PAKISTAN (ACN News): Pakistan’s Minister-in-charge for National Harmony Dr Paul Bhatti recommends more dialogue between European governments and institutions on the one side and private, non-governmental organisations (NGOs) in Pakistan on the other side.
Dr Bhatti, who is the brother of Pakistan’s assassinated Minority Affairs Minister Shahbaz Bhatti, said that in their negotiations and meetings, the EU and individual states should not limit themselves to contacts with the Government in Islamabad.
In a meeting with the Catholic charity Aid to the Church in Need (ACN), he backed up his recommendation by pointing to the skills and the greater freedom of private organisations.
He also clearly affirmed this recommendation during his last visit to Brussels in meetings with the commission and members of the European Parliament.

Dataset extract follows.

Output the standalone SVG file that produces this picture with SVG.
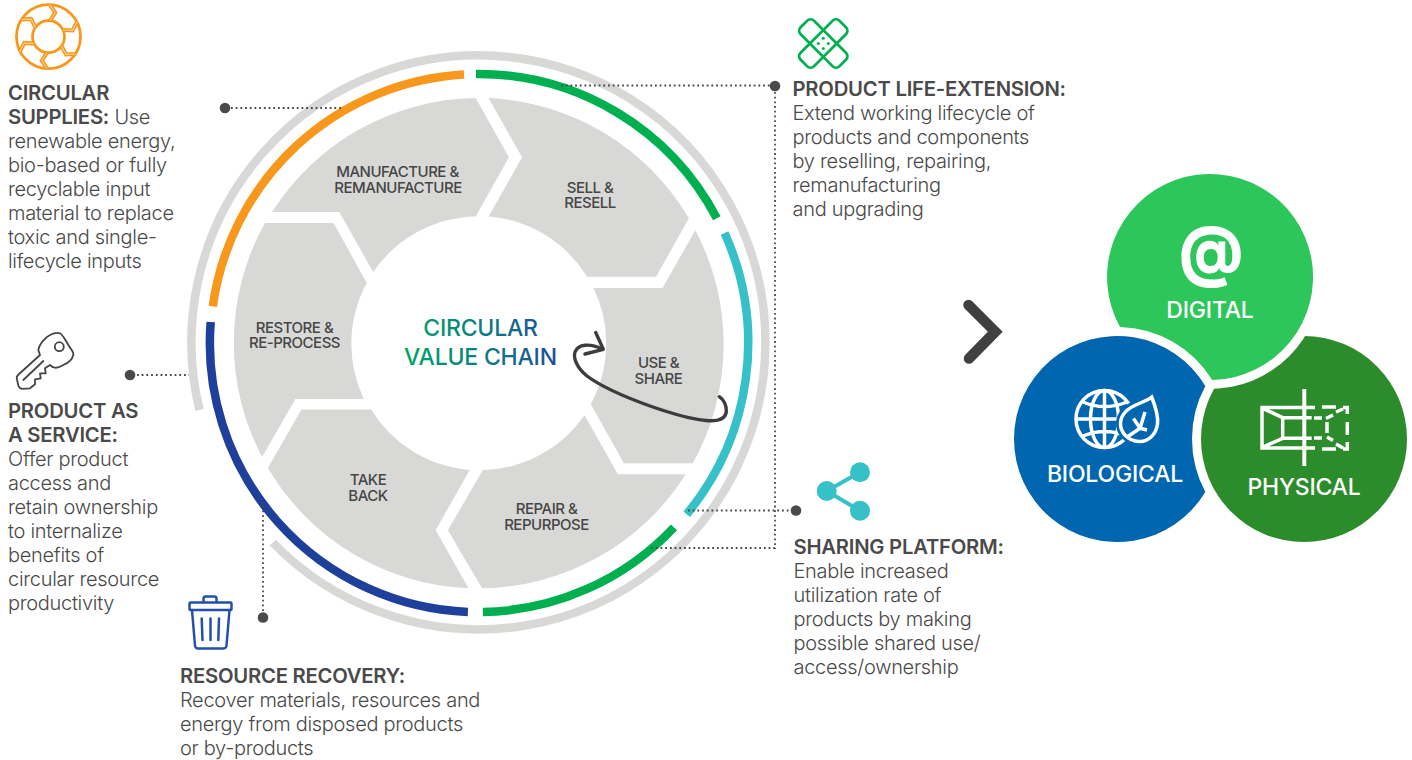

He said the private NGOs knew how to provide concrete aid on the ground.
Dr Bhatti said aid was particularly necessary in the field of education.
“Illiteracy and intolerance are the principal causes of the deterioration in social relations and the tensions between the individual ethnic and religious groups among the population,” he said.
Dr Bhatti is a Catholic like his murdered brother, whose Ministry for Minority Affairs was renamed after the assassination.
On the invitation of ACN, together with Archbishop Joseph Coutts of Karachi, he met with high-ranking politicians in Brussels, among them the President of the European Union, Hermann van Rompuy.
Dr Bhatti said his brother had “fought a good fight against every form of discrimination” and “always based himself on the teachings of the New Testament”.
He said the minorities “need the protection of the international community”.
About 2.2 million Christians live in Pakistan, including 1.2 million Catholics.
Christians account for about two per cent of the population.
In recent years the blasphemy laws have led to an increase in arbitrary actions against Christians and Hindus, and against Muslims.
Many Christians in Pakistan are dependent on external aid. Aid to the Church in Need supports numerous projects in that country.